▶ **EXERCISE REQUIREMENTS**:
Below are the records; locate each line with the word "that" and copy it.
________________________
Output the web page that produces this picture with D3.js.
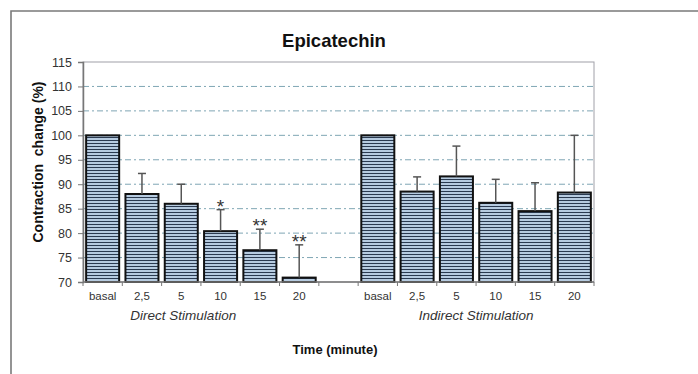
<!DOCTYPE html>
<html>
<head>
<meta charset="utf-8">
<script src="https://cdn.jsdelivr.net/npm/d3@7"></script>
<style>
  body { margin: 0; background: #fff; }
  svg { display: block; font-family: Arial, "Liberation Sans", sans-serif; }
</style>
</head>
<body>
<div id="chart"></div>
<script>
// categories (empty slot separates the two groups)
const categories = ["d0", "d1", "d2", "d3", "d4", "d5", "gap", "i0", "i1", "i2", "i3", "i4", "i5"];
const tickLabels = ["basal", "2,5", "5", "10", "15", "20", "", "basal", "2,5", "5", "10", "15", "20"];
const means = [100, 88, 86, 80.4, 76.5, 70.9, null, 100, 88.5, 91.6, 86.2, 84.5, 88.3];
const errTops = [null, 92.2, 90, 84.8, 80.8, 77.6, null, null, 91.5, 97.8, 91, 90.3, 100];
const stars = ["", "", "", "*", "**", "**", "", "", "", "", "", "", ""];
const yTicks = [70, 75, 80, 85, 90, 95, 100, 105, 110, 115];

const W = 698, H = 374;
const plot = { left: 83, top: 62, right: 594, bottom: 282 };

const svg = d3.select("#chart").append("svg")
    .attr("width", W)
    .attr("height", H);

// striped fill pattern
const pat = svg.append("defs").append("pattern")
    .attr("id", "stripes")
    .attr("patternUnits", "userSpaceOnUse")
    .attr("width", 8).attr("height", 3);
pat.append("rect").attr("width", 8).attr("height", 3).attr("fill", "#b6cbe0");
pat.append("rect").attr("y", 2).attr("width", 8).attr("height", 1).attr("fill", "#2a3a50");

// outer frame (top and left edges)
svg.append("path")
    .attr("d", `M11,${H} L11,11 L${W},11`)
    .attr("fill", "none")
    .attr("stroke", "#7a7a7a")
    .attr("stroke-width", 1.6);

const x = d3.scaleBand()
    .domain(categories)
    .range([plot.left, plot.right])
    .paddingInner(0.16)
    .paddingOuter(0.08);

const y = d3.scaleLinear()
    .domain([70, 115])
    .range([plot.bottom, plot.top]);

// gridlines
svg.append("g")
    .selectAll("line")
    .data(yTicks.filter(d => d > 70 && d < 115))
    .join("line")
    .attr("x1", plot.left).attr("x2", plot.right)
    .attr("y1", d => y(d)).attr("y2", d => y(d))
    .attr("stroke", "#7fa6b4")
    .attr("stroke-width", 1)
    .attr("stroke-dasharray", "6,3,2,3");

// plot border
svg.append("rect")
    .attr("x", plot.left).attr("y", plot.top)
    .attr("width", plot.right - plot.left)
    .attr("height", plot.bottom - plot.top)
    .attr("fill", "none")
    .attr("stroke", "#a0a0a8")
    .attr("stroke-width", 1);

// bars
const idx = categories.map((c, i) => i).filter(i => means[i] != null);
svg.append("g")
    .selectAll("rect")
    .data(idx)
    .join("rect")
    .attr("x", i => x(categories[i]))
    .attr("y", i => y(means[i]))
    .attr("width", x.bandwidth())
    .attr("height", i => y(70) - y(means[i]))
    .attr("fill", "url(#stripes)")
    .attr("stroke", "#111")
    .attr("stroke-width", 2);

// error bars
const errIdx = idx.filter(i => errTops[i] != null);
const eb = svg.append("g").attr("stroke", "#555").attr("stroke-width", 1.5);
eb.selectAll("line.v")
    .data(errIdx)
    .join("line")
    .attr("class", "v")
    .attr("x1", i => x(categories[i]) + x.bandwidth() / 2)
    .attr("x2", i => x(categories[i]) + x.bandwidth() / 2)
    .attr("y1", i => y(means[i]))
    .attr("y2", i => y(errTops[i]));
eb.selectAll("line.c")
    .data(errIdx)
    .join("line")
    .attr("class", "c")
    .attr("x1", i => x(categories[i]) + x.bandwidth() / 2 - 4)
    .attr("x2", i => x(categories[i]) + x.bandwidth() / 2 + 4)
    .attr("y1", i => y(errTops[i]))
    .attr("y2", i => y(errTops[i]));

// significance stars
svg.append("g")
    .selectAll("text")
    .data(idx.filter(i => stars[i]))
    .join("text")
    .attr("x", i => x(categories[i]) + x.bandwidth() / 2)
    .attr("y", i => y(errTops[i]) + 3)
    .attr("text-anchor", "middle")
    .attr("font-size", 19)
    .attr("fill", "#333")
    .text(i => stars[i]);

// y axis
const yAxis = svg.append("g")
    .attr("transform", `translate(${plot.left},0)`)
    .call(d3.axisLeft(y).tickValues(yTicks).tickSize(5).tickPadding(6));
yAxis.select(".domain").attr("stroke", "#777").attr("stroke-width", 1.5);
yAxis.selectAll(".tick line").attr("stroke", "#777");
yAxis.selectAll(".tick text")
    .attr("font-size", 12.5)
    .attr("fill", "#333")
    .attr("font-family", "Arial, 'Liberation Sans', sans-serif");

// x axis (ticks at category boundaries)
const step = x.step();
const xAxis = svg.append("g")
    .attr("transform", `translate(0,${plot.bottom})`);
xAxis.append("line")
    .attr("x1", plot.left).attr("x2", plot.right)
    .attr("stroke", "#777").attr("stroke-width", 1.5);
xAxis.selectAll("line.tk")
    .data(d3.range(categories.length + 1))
    .join("line")
    .attr("class", "tk")
    .attr("x1", i => plot.left + i * step)
    .attr("x2", i => plot.left + i * step)
    .attr("y1", 0).attr("y2", 4)
    .attr("stroke", "#777");
xAxis.selectAll("text")
    .data(categories)
    .join("text")
    .attr("x", c => x(c) + x.bandwidth() / 2)
    .attr("y", 18)
    .attr("text-anchor", "middle")
    .attr("font-size", 11.5)
    .attr("fill", "#333")
    .text((c, i) => tickLabels[i]);

// group labels
svg.append("text")
    .attr("x", x("d2") + x.bandwidth() / 2 + 2)
    .attr("y", plot.bottom + 38)
    .attr("text-anchor", "middle")
    .attr("font-size", 13.5)
    .attr("font-style", "italic")
    .attr("fill", "#333")
    .text("Direct Stimulation");
svg.append("text")
    .attr("x", x("i2") + x.bandwidth() + x.step() * x.paddingInner() / 2)
    .attr("y", plot.bottom + 38)
    .attr("text-anchor", "middle")
    .attr("font-size", 13.5)
    .attr("font-style", "italic")
    .attr("fill", "#333")
    .text("Indirect Stimulation");

// title
svg.append("text")
    .attr("x", 334)
    .attr("y", 47)
    .attr("text-anchor", "middle")
    .attr("font-size", 18.5)
    .attr("font-weight", "bold")
    .attr("fill", "#111")
    .text("Epicatechin");

// axis titles
svg.append("text")
    .attr("x", 335)
    .attr("y", 354)
    .attr("text-anchor", "middle")
    .attr("font-size", 13)
    .attr("font-weight", "bold")
    .attr("fill", "#111")
    .text("Time (minute)");

svg.append("text")
    .attr("transform", "translate(43,162) rotate(-90)")
    .attr("text-anchor", "middle")
    .attr("font-size", 14)
    .attr("font-weight", "bold")
    .attr("fill", "#111")
    .attr("xml:space", "preserve")
    .text("Contraction  change (%)");
</script>
</body>
</html>
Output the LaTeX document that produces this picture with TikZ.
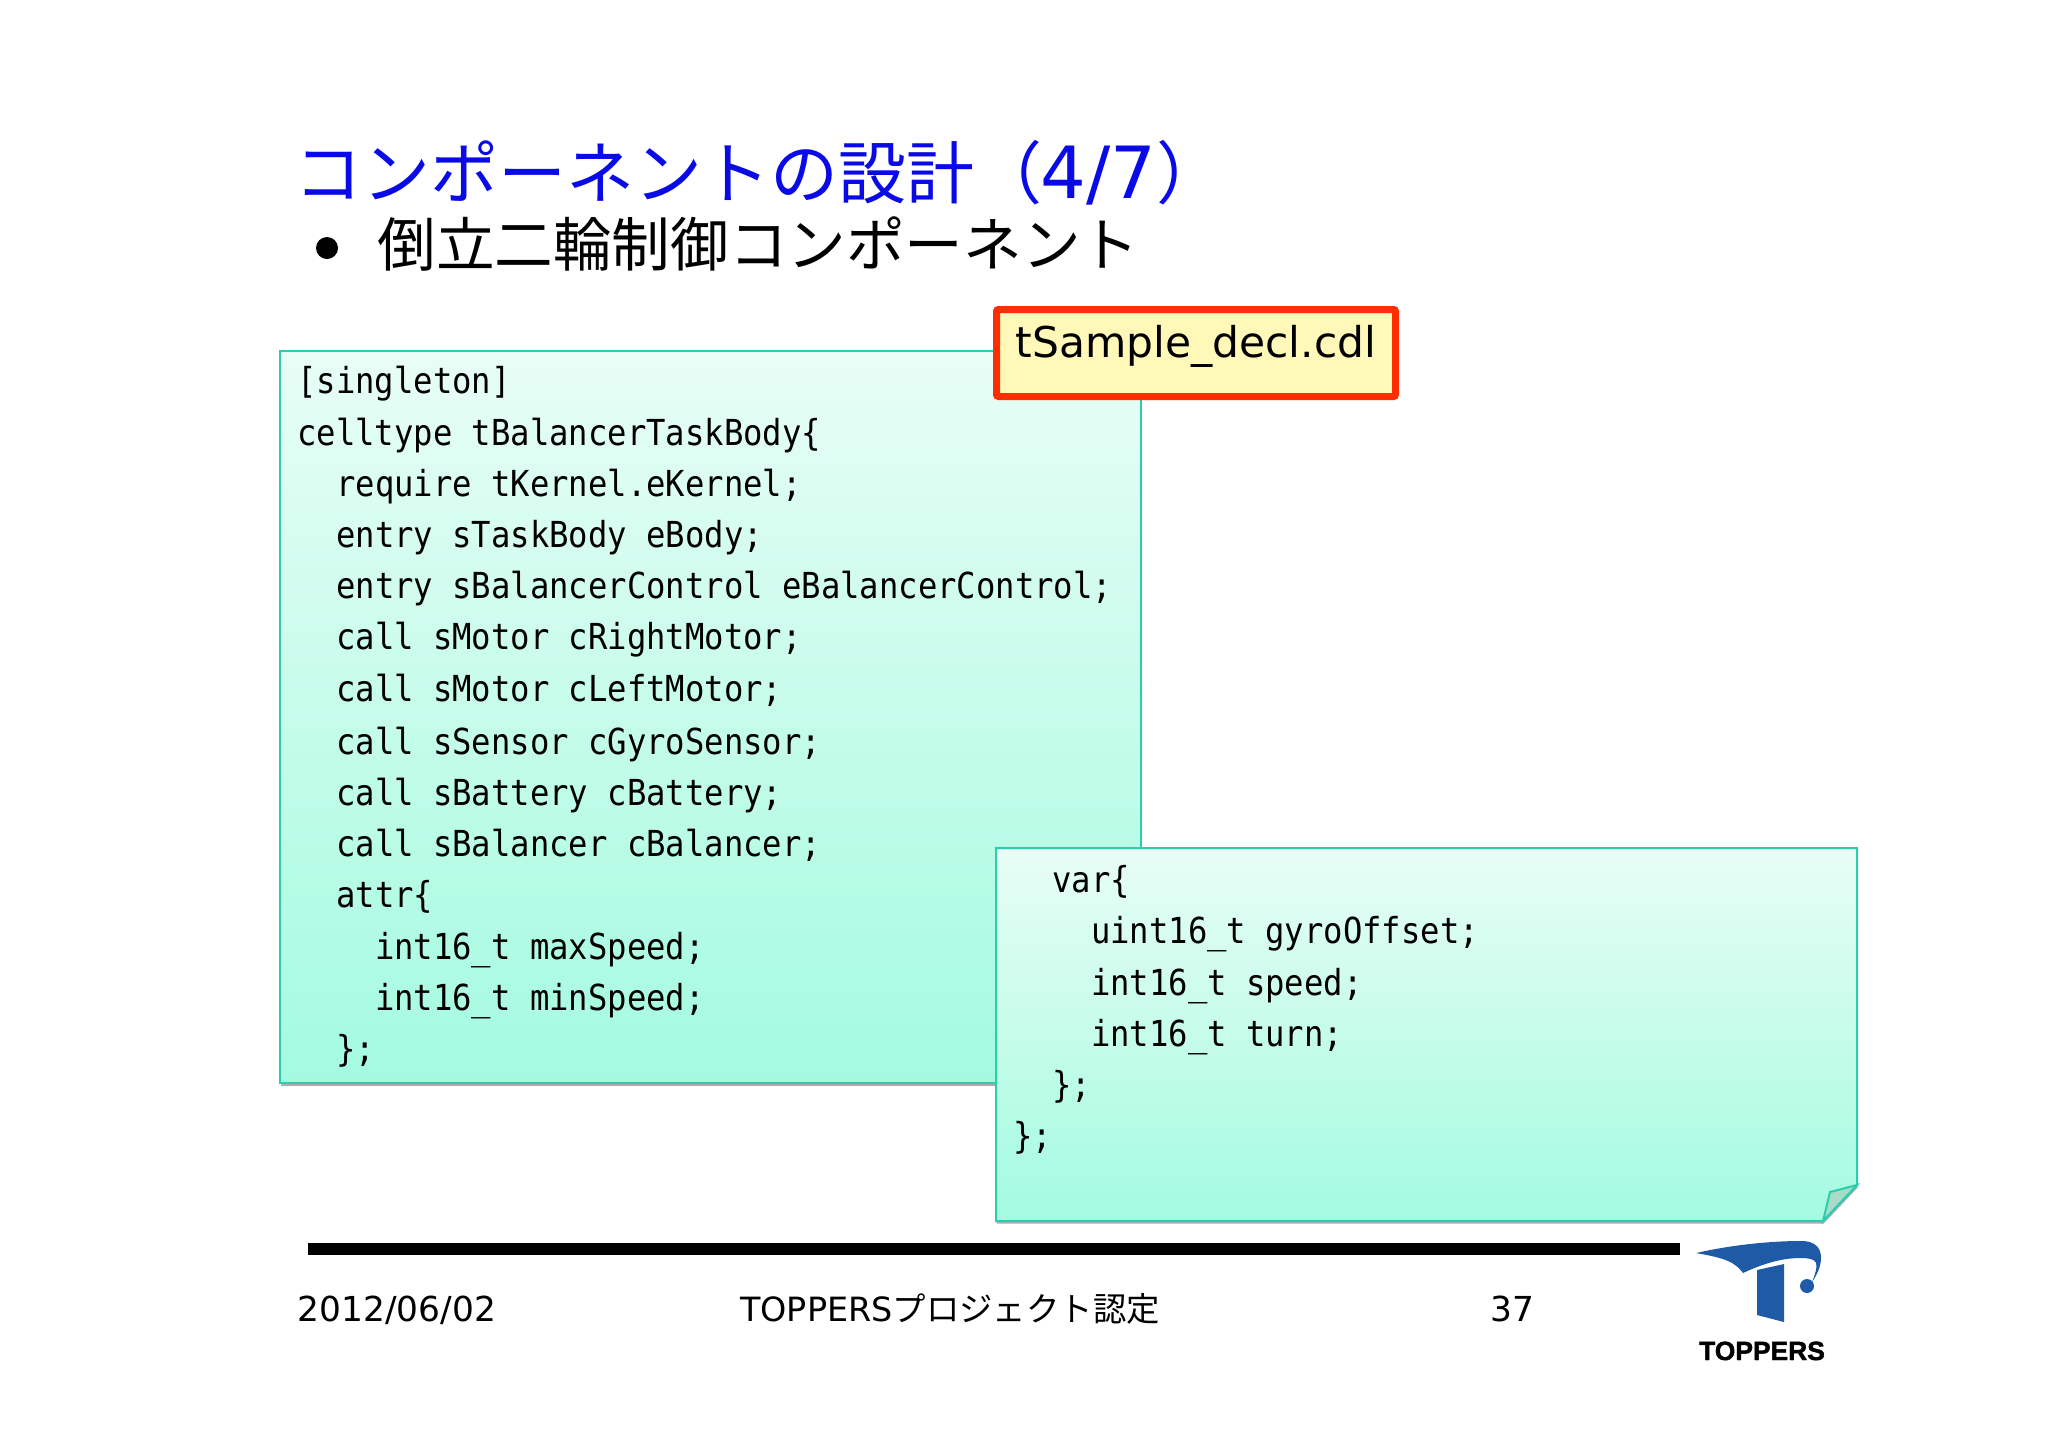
\documentclass[tikz,border=0pt]{standalone}
\usepackage{fontspec}
\setmainfont{DejaVu Sans}
\newfontfamily\jpfont{Noto Sans CJK JP}
\newfontfamily\codefont[FakeStretch=0.9]{DejaVu Sans Mono}
\newfontfamily\logofont[FakeBold=1.6]{Liberation Sans Bold}
\definecolor{TitleBlue}{HTML}{0A0AE6}
\definecolor{BoxEdge}{HTML}{2CCDAE}
\definecolor{BoxTop}{HTML}{E8FDF6}
\definecolor{BoxBottom}{HTML}{A3FBDF}
\definecolor{FoldFill}{HTML}{A6DCC8}
\definecolor{LogoBlue}{HTML}{1F5AA6}
\definecolor{NoteRed}{HTML}{FF2E00}
\definecolor{NoteFill}{HTML}{FFF8B8}
\tikzset{
    BoxShadow/.style = {preaction={fill=black!32,transform canvas={xshift=0.3pt,yshift=-1.3pt}}},
    CodeBox/.style = {BoxShadow,draw=BoxEdge,line width=1pt,top color=BoxTop,bottom color=BoxBottom},
    CodeText/.style = {anchor=north west,inner sep=0pt,align=left,
        font=\codefont\fontsize{17.9}{25.6}\selectfont},
    FootText/.style = {anchor=base,inner sep=0pt,font=\fontsize{17.2}{20}\selectfont}
}
\newcommand{\Ind}[1]{\hspace*{#1em}}
\begin{document}
\begin{tikzpicture}[x=0.5pt,y=-0.5pt]
        \useasboundingbox (0,0) rectangle (2048,1447);
        \node[anchor=base west,inner sep=0pt,text=TitleBlue,font=\fontsize{34}{40}\selectfont] (title) at (294,198)
            {{\jpfont コンポーネントの設計（}\hspace{-1pt}{\fontsize{36}{40}\selectfont 4/7}{\jpfont ）}};
        \node[anchor=center,inner sep=0pt,circle,fill=black,minimum size=11pt] (bullet) at (327,248) {};
        \node[anchor=base west,inner sep=0pt,font=\jpfont\fontsize{29.3}{34}\selectfont] (subtitle) at (377,266)
            {倒立二輪制御コンポーネント};
        % left code box
        \node[CodeBox,anchor=north west,inner sep=0pt,minimum width=430.5pt,minimum height=366pt] (declbox) at (279,350) {};
        \node[CodeText] (decltext) at (297,366)
            {[singleton]\\
             celltype tBalancerTaskBody\{\\
             \Ind{1.084}require tKernel.eKernel;\\
             \Ind{1.084}entry sTaskBody eBody;\\
             \Ind{1.084}entry sBalancerControl eBalancerControl;\\
             \Ind{1.084}call sMotor cRightMotor;\\
             \Ind{1.084}call sMotor cLeftMotor;\\[1pt]
             \Ind{1.084}call sSensor cGyroSensor;\\
             \Ind{1.084}call sBattery cBattery;\\
             \Ind{1.084}call sBalancer cBalancer;\\
             \Ind{1.084}attr\{\\
             \Ind{2.168}int16\_t maxSpeed;\\
             \Ind{2.168}int16\_t minSpeed;\\
             \Ind{1.084}\};};
        % file name tag
        \node[BoxShadow,draw=NoteRed,fill=NoteFill,line width=3.5pt,rounded corners=1pt,anchor=base,inner xsep=0pt,inner ysep=0pt,
            minimum width=199.5pt,text height=23.75pt,text depth=19.75pt,font=\fontsize{21.2}{25}\selectfont] (filetag) at (1196,357)
            {tSample\_decl.cdl};
        % right code box with the bent corner
        \draw[CodeBox] (996,848) -- (1857,848) -- (1857,1185) -- (1823,1221) -- (996,1221) -- cycle;
        \draw[draw=BoxEdge,line width=1pt,fill=FoldFill] (1857,1185) -- (1830,1192) -- (1823,1221) -- cycle;
        \node[CodeText] (vartext) at (1013,865)
            {\Ind{1.084}var\{\\
             \Ind{2.168}uint16\_t gyroOffset;\\
             \Ind{2.168}int16\_t speed;\\
             \Ind{2.168}int16\_t turn;\\
             \Ind{1.084}\};\\
             \};};
        % footer
        \fill (308,1243) rectangle (1680,1255);
        \node[FootText] (datetext) at (397,1321) {2012/06/02};
        \node[FootText,font=\fontsize{16.7}{20}\selectfont] (projtext) at (950,1321) {TOPPERS{\jpfont プロジェクト認定}};
        \node[FootText] (pagetext) at (1512,1321) {37};
        % logo
        \fill[LogoBlue] (1696,1253) .. controls (1740,1243) and (1780,1241) .. (1800,1241)
            .. controls (1825,1240) and (1826,1262) .. (1812,1282)
            .. controls (1820,1262) and (1818,1258) .. (1800,1258)
            .. controls (1780,1258) and (1760,1265) .. (1743,1273)
            .. controls (1735,1262) and (1725,1258) .. (1696,1253) -- cycle;
        \fill[LogoBlue] (1757,1270) -- (1784,1264) -- (1784,1322) -- (1757,1315) -- cycle;
        \fill[LogoBlue] (1807,1286) circle (7);
        \node[anchor=base,inner sep=0pt,font=\logofont\fontsize{13.2}{16}\selectfont] (logotext) at (1762,1360) {TOPPERS};
\end{tikzpicture}
\end{document}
________________________
▶ **COMPLETE OUTPUT**:
Output the web page that produces this picture with D3.js.
Output the LaTeX document that produces this picture with TikZ.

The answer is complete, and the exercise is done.